I was a “grate” man. My bottom was on a grate living outside. It was bitter cold. I had no gloves, and my blanket was wet from the steam and the rain. I was drunk and angry. A shelter had put me out for fighting a staff member-who started the fight in the first place. A lady saw me on the grate and gave me a bag lunch with a little book in it that touched me. It was about a boy who died alone in an alley with no one who cared about him. Well, I could empathize. I started to cry. I couldn’t stop no matter how I tried. I drank some beer; I smoked some crack. I took a walk with no intention-just a walk.
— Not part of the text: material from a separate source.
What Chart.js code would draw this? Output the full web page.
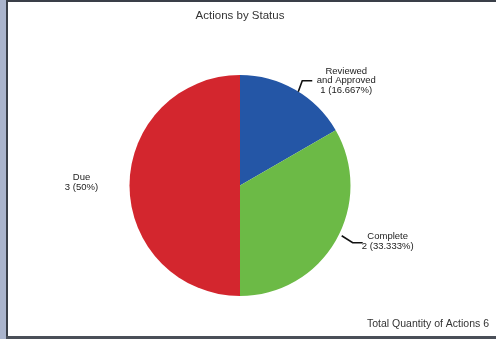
<!DOCTYPE html>
<html>
<head>
<meta charset="utf-8">
<script src="https://cdn.jsdelivr.net/npm/chart.js@4/dist/chart.umd.min.js"></script>
<style>
  html, body { margin: 0; padding: 0; background: #fff; }
  .frame { position: relative; width: 496px; height: 339px; overflow: hidden; }
  .band { position: absolute; left: 0; top: 0; width: 6px; height: 339px; background: #aab4cc; }
  .edgeL { position: absolute; left: 6px; top: 0; width: 2px; height: 339px; background: #3a3f48; }
  .edgeT { position: absolute; left: 6px; top: 0; width: 490px; height: 2px; background: #3a3f48; }
  .edgeB { position: absolute; left: 6px; top: 336px; width: 490px; height: 3px; background: #4a4f58; }
  canvas { position: absolute; left: 0; top: 0; }
</style>
</head>
<body>
<div class="frame">
  <canvas id="pie" width="496" height="339"></canvas>
  <div class="band"></div>
  <div class="edgeL"></div>
  <div class="edgeT"></div>
  <div class="edgeB"></div>
</div>
<script>
const statuses = ['Reviewed and Approved', 'Complete', 'Due'];
const labelLines = [['Reviewed', 'and Approved'], ['Complete'], ['Due']];
const quantities = [1, 2, 3];
const percentText = ['16.667%', '33.333%', '50%'];
const sliceColors = ['#2456a6', '#6cba46', '#d3262e'];

const total = quantities.reduce((a, b) => a + b, 0);

// draws the slice labels with their leader lines, title and footer
const pieLabels = {
  id: 'pieLabels',
  afterDraw(chart) {
    const ctx = chart.ctx;
    const arcs = chart.getDatasetMeta(0).data;
    ctx.save();
    ctx.fillStyle = '#222';
    ctx.strokeStyle = '#111';
    ctx.lineWidth = 1.6;
    ctx.font = '9.5px "Liberation Sans", Arial, sans-serif';
    ctx.textAlign = 'center';
    ctx.textBaseline = 'middle';
    const lh = 9.5;
    arcs.forEach((arc, i) => {
      const p = arc.getProps(['x', 'y', 'startAngle', 'endAngle', 'outerRadius'], true);
      const mid = (p.startAngle + p.endAngle) / 2;
      const ex = p.x + Math.cos(mid) * p.outerRadius;
      const ey = p.y + Math.sin(mid) * p.outerRadius;
      const lines = labelLines[i].concat([quantities[i] + ' (' + percentText[i] + ')']);
      if (i === 2) {
        // left side slice: text only
        const tx = ex - 48;
        lines.forEach((t, k) => ctx.fillText(t, tx, ey - lh / 2 + k * lh - 3));
        return;
      }
      const up = Math.sin(mid) < 0;
      let sx, sy, ox, oy, tx, top;
      if (up) {
        sx = ex + 3; sy = ey + 2;
        ox = sx + 4; oy = sy - 11;
        tx = ox + 10 + 34;
        top = oy - lh;
      } else {
        sx = ex + 6; sy = ey - 5;
        ox = sx + 11; oy = sy + 7;
        tx = ox + 9 + 26;
        top = oy - 6;
      }
      ctx.beginPath();
      ctx.moveTo(sx, sy);
      ctx.lineTo(ox, oy);
      ctx.lineTo(ox + 10, oy);
      ctx.stroke();
      lines.forEach((t, k) => ctx.fillText(t, tx, top + k * lh));
    });
    ctx.fillStyle = '#333';
    ctx.font = '11.5px "Liberation Sans", Arial, sans-serif';
    ctx.textAlign = 'center';
    ctx.fillText('Actions by Status', 240, 16);
    ctx.textAlign = 'right';
    ctx.font = '10.5px "Liberation Sans", Arial, sans-serif';
    ctx.fillText('Total Quantity of Actions ' + total, 489, 324);
    ctx.restore();
  }
};

new Chart(document.getElementById('pie'), {
  type: 'pie',
  data: {
    labels: statuses,
    datasets: [{
      data: quantities,
      backgroundColor: sliceColors,
      borderWidth: 0
    }]
  },
  options: {
    responsive: false,
    animation: false,
    layout: { padding: { top: 75, bottom: 43, left: 100, right: 116 } },
    plugins: {
      legend: { display: false },
      tooltip: { enabled: false }
    }
  },
  plugins: [pieLabels]
});
</script>
</body>
</html>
I looked up and realized I was at 14th and R St., NW. It was Central Union Mission-you know the shelter with the sign on the roof that says “Come Unto Me.” I entered the building to get a bed and met some guys just like me. There were some others who could relate to my story, but they had something different about them. They were the STP men.
I was an alcoholic. I was a drug addict. I was a bad parent, a thief and a liar, a lost sinner who needed a Savior. Thank God for Jesus. I am clean now and sober, but more importantly, I am saved, and I am part of the body of Jesus Christ committed to doing whatever it takes. I repented, and because I am a disciple of Jesus Christ, I have the Holy Spirit’s power. I will persevere because my past is redeemed, my present makes sense and my future is secure. I will tell everyone the Good News of Jesus Christ, that He works through people like you and me. God bless you!